Our boots-on-the-ground approach put these innovation approaches to the test; and our hands-on approach has led us to have serious doubts about the standard models of creativity, design and innovation.
Seeing first hand the limits of all these models became the rabbit hole we fell into exploring how we as a culture have come to define, understand, and conceptualize creativity.
Digging into the history of creativity in the Western tradition was, for us, both a profoundly frustrating, and ultimately an illuminating experience.
The total lack of discussion of human or worldly creativity was confounding. We came to realize that in Western historical tradition, humans can only be more or less successful copiers of something pre-existing (an ideal).
Within this worldview, only God can be said to truly create something novel, while humans on their own can do nothing unique (nor genuinely creative).
How we, as mortals, come to do seemingly novel things is via inspiration — which literally means “gaining divine guidance” — and from that we can make by copying what is revealed to us.
And so, we set out to combine our collective works across each of our lifetimes, and develop a pragmatic method and approach to innovation which we now teach at the university and to partners internationally.
But back to our story of that day (what we like to now call “our last day in widget world”)...
The irony of our situation was even deeper. We were sitting in a lab of our own creation filled with 50+ 3D Printers and laser cutters designed to materialize the student's widgets.
This irony sparked our ambition to design a curriculum that would subvert the idea that 3D Printers are for widgets alone. We then started to develop a curriculum focused wholly on teaching innovation — its methods, processes and tools.
After countless framework iterations, we converted our stream of students, local entrepreneurs, startups, and enterprise cohorts into a dynamic lab that tested our hypotheses in real-time. We'd race session to session, semester to semester, to incorporate the outcomes and shortcomings of our innovation approach.

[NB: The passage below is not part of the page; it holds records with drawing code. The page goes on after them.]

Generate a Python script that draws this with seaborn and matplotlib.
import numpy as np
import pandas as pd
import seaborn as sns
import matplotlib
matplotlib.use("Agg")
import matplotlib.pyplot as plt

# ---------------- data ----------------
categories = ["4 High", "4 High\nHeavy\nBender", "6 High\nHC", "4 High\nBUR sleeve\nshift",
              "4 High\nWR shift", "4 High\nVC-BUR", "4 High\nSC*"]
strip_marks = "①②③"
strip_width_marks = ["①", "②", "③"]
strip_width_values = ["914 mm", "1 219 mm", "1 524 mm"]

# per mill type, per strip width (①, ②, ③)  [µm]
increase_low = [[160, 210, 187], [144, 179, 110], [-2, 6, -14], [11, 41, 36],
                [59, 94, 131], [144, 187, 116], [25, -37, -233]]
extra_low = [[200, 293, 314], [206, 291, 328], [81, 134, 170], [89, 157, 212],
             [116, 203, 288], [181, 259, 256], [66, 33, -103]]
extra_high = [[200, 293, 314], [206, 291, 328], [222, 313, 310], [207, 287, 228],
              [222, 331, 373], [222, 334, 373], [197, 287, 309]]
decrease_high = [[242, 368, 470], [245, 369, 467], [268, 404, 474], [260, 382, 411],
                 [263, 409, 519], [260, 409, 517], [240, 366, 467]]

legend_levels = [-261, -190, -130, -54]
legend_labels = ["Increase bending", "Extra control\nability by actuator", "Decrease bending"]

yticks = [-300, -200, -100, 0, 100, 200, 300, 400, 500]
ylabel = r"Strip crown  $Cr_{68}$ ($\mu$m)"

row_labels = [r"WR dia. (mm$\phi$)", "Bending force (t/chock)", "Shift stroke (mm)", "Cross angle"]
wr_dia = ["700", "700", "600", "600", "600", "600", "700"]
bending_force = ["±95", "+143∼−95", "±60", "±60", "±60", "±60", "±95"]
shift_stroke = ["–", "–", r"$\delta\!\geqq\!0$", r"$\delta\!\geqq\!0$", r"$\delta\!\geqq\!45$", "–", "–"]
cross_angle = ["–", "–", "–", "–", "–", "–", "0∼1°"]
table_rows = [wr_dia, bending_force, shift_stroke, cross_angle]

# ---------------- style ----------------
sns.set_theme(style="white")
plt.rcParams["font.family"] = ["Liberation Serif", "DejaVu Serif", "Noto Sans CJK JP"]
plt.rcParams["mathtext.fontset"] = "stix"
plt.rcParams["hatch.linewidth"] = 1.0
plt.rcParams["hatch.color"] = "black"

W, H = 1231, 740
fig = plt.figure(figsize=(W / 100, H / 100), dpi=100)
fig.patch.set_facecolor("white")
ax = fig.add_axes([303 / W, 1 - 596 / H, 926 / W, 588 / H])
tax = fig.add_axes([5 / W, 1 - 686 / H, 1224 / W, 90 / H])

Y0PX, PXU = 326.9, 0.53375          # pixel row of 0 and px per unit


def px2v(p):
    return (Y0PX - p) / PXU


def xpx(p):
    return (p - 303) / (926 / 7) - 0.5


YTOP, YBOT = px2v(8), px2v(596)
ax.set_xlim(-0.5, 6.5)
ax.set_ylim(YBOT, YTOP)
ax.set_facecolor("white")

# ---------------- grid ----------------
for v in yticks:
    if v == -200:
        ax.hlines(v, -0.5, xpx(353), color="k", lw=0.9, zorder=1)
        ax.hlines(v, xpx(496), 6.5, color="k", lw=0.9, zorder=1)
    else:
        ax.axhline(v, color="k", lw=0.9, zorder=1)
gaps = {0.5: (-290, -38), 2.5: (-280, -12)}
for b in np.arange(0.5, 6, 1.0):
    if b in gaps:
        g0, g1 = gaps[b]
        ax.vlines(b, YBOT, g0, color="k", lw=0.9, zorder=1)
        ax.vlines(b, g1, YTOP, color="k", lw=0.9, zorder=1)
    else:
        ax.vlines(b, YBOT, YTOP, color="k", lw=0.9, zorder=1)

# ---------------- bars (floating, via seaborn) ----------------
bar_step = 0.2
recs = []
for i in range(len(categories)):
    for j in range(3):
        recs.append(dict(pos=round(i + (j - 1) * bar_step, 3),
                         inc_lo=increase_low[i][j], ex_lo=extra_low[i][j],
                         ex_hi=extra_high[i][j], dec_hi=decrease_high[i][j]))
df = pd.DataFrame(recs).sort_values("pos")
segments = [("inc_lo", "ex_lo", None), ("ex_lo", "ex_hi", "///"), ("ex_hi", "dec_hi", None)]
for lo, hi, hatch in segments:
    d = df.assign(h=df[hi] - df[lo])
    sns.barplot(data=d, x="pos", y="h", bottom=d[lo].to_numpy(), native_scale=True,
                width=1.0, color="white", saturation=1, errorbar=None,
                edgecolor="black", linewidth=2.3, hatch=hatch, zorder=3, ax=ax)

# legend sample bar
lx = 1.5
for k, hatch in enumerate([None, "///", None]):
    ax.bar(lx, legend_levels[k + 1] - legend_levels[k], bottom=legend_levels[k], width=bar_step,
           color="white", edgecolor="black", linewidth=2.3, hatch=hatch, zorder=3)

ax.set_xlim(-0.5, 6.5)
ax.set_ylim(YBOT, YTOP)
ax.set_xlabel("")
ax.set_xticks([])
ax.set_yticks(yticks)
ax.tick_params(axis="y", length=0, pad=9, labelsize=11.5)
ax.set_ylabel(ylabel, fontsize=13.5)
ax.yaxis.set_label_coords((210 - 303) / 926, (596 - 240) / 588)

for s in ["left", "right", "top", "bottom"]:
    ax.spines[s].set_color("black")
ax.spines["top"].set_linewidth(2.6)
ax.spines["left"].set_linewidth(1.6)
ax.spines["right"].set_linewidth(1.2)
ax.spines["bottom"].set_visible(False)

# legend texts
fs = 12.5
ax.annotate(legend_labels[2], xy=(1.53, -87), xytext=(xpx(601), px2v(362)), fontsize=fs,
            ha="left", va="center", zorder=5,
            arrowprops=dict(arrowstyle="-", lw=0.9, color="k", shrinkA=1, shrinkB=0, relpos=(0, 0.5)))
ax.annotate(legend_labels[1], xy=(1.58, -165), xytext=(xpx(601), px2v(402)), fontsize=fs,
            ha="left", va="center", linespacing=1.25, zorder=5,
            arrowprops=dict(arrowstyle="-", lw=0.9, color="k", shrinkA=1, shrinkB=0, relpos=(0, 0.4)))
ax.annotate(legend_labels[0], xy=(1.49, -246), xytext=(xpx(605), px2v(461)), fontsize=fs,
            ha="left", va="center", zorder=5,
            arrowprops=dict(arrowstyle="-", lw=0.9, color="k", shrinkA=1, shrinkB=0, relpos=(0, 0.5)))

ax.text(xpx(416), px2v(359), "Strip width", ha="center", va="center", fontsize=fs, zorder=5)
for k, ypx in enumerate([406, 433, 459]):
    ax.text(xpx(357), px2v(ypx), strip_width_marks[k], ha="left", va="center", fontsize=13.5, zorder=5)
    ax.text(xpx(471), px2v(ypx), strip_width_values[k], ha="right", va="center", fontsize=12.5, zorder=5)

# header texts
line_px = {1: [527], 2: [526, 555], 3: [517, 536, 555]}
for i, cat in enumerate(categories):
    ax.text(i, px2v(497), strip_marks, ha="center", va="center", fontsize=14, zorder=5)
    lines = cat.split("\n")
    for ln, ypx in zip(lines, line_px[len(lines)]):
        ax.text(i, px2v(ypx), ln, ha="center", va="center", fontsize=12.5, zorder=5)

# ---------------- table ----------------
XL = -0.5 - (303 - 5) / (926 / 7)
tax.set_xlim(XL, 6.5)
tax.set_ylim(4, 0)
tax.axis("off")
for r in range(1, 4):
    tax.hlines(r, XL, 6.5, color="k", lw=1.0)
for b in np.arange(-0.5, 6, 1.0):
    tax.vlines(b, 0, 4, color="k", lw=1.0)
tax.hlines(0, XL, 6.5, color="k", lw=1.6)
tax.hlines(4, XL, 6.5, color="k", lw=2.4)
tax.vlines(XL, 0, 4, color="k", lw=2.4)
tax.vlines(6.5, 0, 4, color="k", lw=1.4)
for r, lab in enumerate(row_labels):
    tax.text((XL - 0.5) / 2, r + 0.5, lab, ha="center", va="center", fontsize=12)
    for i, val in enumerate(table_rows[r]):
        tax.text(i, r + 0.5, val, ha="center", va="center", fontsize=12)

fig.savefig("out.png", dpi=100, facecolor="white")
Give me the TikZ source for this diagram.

Our research led to the addition of a new pillar upon which our entrepreneurship center would stand. Leading to a name change that would add the word of innovation: Feliciano Center for Entrepreneurship & Innovation.
Today, the Innovation Design Approach is presented globally, at academic conferences, workshops, and organizations - from Austria to Stockholm, to Perth to Austin, back to Montclair, New Jersey, and all points between.
At the end of each session, we would be met with members of the attending audience standing before us with a look in their eye as if the backs of their heads had been blown off. In a 45-minute session, we'd contested everything they thought, knew, and or were doing in innovation.
These conversations, as flattering as they were, served a more important purpose: validation. Validation by our peers, partners, collaborators, co-conspirators, potential clients, and team members that we were onto something; and we were onto something big. Something that was filling the void all the most marketable and household names in design, innovation, and entrepreneurship had left in their wake: how to innovate.
Innovation has become an ugly word. It’s misused, abused, overstated, and undervalued.
It's what the marketing department is required to include but has no idea of its meaning.
It's what CEOs say in their shareholder's letters, despite not taking the steps to make their organization innovative, leaving their companies vulnerable to the social, climate, and political challenges of our times, and speaking nothing of the fierce competition, and rapidly evolving markets, every viable business with a bias towards success must face.
As we embarked on the Emergent Futures Lab journey we decided - let others champion why innovation is important.
Our strategic innovation consulting firm will focus exclusively on how to innovate.
For all those roaming conference floors, virtual conference breakout rooms, and the interwebs agreeing on the importance of innovation but left looking for how to innovate... you found it.